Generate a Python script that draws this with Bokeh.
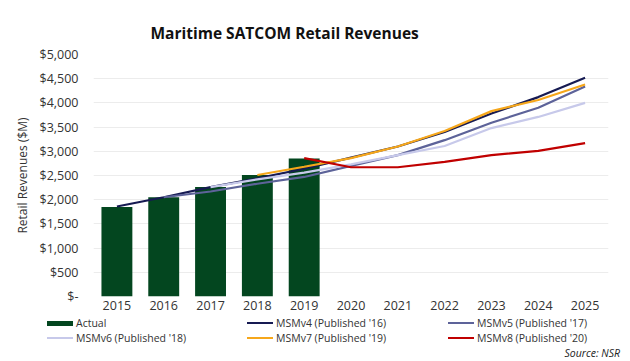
from bokeh.plotting import figure
from bokeh.models import FixedTicker, FactorRange, Range1d, Div
from bokeh.layouts import column
from bokeh.embed import file_html
from bokeh.resources import INLINE

years = [str(y) for y in range(2015, 2026)]
actual_years = years[:5]
actual = [1850, 2050, 2260, 2510, 2850]
msmv4_years = years
msmv4 = [1860, 2050, 2260, 2440, 2640, 2870, 3100, 3400, 3780, 4120, 4520]
msmv5_years = years[1:]
msmv5 = [2050, 2170, 2330, 2470, 2700, 2920, 3230, 3590, 3900, 4340]
msmv6_years = years[2:]
msmv6 = [2260, 2420, 2560, 2730, 2920, 3110, 3480, 3710, 4000]
msmv7_years = years[3:]
msmv7 = [2510, 2680, 2860, 3100, 3420, 3830, 4060, 4380]
msmv8_years = years[4:]
msmv8 = [2860, 2670, 2670, 2780, 2920, 3010, 3170]
y_ticks = list(range(0, 5001, 500))
y_tick_labels = ["$-"] + [f"${v:,}" for v in y_ticks[1:]]
series_labels = ["Actual", "MSMv4 (Published '16)", "MSMv5 (Published '17)",
                 "MSMv6 (Published '18)", "MSMv7 (Published '19)", "MSMv8 (Published '20)"]
series_colors = ["#03461f", "#161a52", "#5d6399", "#c7c9ea", "#f6a71b", "#c00000"]

FONT = "Open Sans"

p = figure(width=630, height=316, x_range=FactorRange(*years, range_padding=0),
           y_range=Range1d(0, 5000), output_backend="svg", toolbar_location=None,
           min_border_left=93, min_border_right=22, min_border_top=54, min_border_bottom=20)
p.outline_line_color = None
p.background_fill_color = "white"

p.title.text = "Maritime SATCOM Retail Revenues"
p.title.align = "left"
p.title.offset = 57
p.title.standoff = 22
p.title.text_font = FONT
p.title.text_font_style = "bold"
p.title.text_font_size = "15.5px"
p.title.text_color = "#111111"

p.xgrid.grid_line_color = None
p.ygrid.grid_line_color = "#ececec"
p.ygrid.grid_line_width = 1

p.yaxis.ticker = FixedTicker(ticks=y_ticks)
p.yaxis.major_label_overrides = {t: l for t, l in zip(y_ticks, y_tick_labels)}
for ax in (p.xaxis[0], p.yaxis[0]):
    ax.axis_line_color = None
    ax.major_tick_line_color = None
    ax.minor_tick_line_color = None
    ax.major_tick_out = 0
    ax.major_tick_in = 0
    ax.major_label_text_font = FONT
    ax.major_label_text_font_size = "12.5px"
    ax.major_label_text_color = "#333333"
p.yaxis.major_label_standoff = 15
p.xaxis.major_label_standoff = 4
p.yaxis.axis_label = "Retail Revenues ($M)"
p.yaxis.axis_label_text_font = FONT
p.yaxis.axis_label_text_font_size = "12px"
p.yaxis.axis_label_text_font_style = "normal"
p.yaxis.axis_label_text_color = "#333333"
p.yaxis.axis_label_standoff = 6

lw = 2.2
p.vbar(x=actual_years, top=actual, width=0.66, fill_color=series_colors[0], line_color=None)
for xs, ys, c in [(msmv4_years, msmv4, series_colors[1]), (msmv5_years, msmv5, series_colors[2]),
                  (msmv6_years, msmv6, series_colors[3]), (msmv7_years, msmv7, series_colors[4]),
                  (msmv8_years, msmv8, series_colors[5])]:
    p.line(x=xs, y=ys, line_color=c, line_width=lw)

# legend strip (HTML) below the chart
legend_left = [47, 247, 448, 47, 247, 448]
legend_top = [0, 0, 0, 15, 15, 15]
parts = []
for i, (lab, col, x, y) in enumerate(zip(series_labels, series_colors, legend_left, legend_top)):
    sw_h = 5 if i == 0 else 2
    parts.append(
        f'<div style="position:absolute;left:{x}px;top:{y}px;height:14px;line-height:14px;'
        f'white-space:nowrap;">'
        f'<span style="display:inline-block;width:26px;height:{sw_h}px;background:{col};'
        f'vertical-align:middle;margin-right:3px;position:relative;top:-1px;"></span>{lab}</div>'
    )
parts.append('<div style="position:absolute;right:10px;top:30px;height:14px;line-height:14px;'
             'font-style:italic;font-size:10.5px;color:#222222;white-space:nowrap;">Source: NSR</div>')
html = (f'<div style="position:relative;width:630px;height:45px;font-family:\'{FONT}\';'
        f'font-size:10.5px;color:#333333;margin:0;padding:0;">' + "".join(parts) + '</div>')
legend_div = Div(text=html, width=630, height=45, margin=0)

open("out.html", "w").write(file_html(column(p, legend_div, spacing=0), INLINE))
──────────────────────────────
[What is asked] Repeat the listing above from its first line through the line that contains "from bokeh.resources import INLINE", both included, and nothing more. Drop the pictures.

[Finished answer]
Generate a Python script that draws this with Bokeh.
from bokeh.plotting import figure
from bokeh.models import FixedTicker, FactorRange, Range1d, Div
from bokeh.layouts import column
from bokeh.embed import file_html
from bokeh.resources import INLINE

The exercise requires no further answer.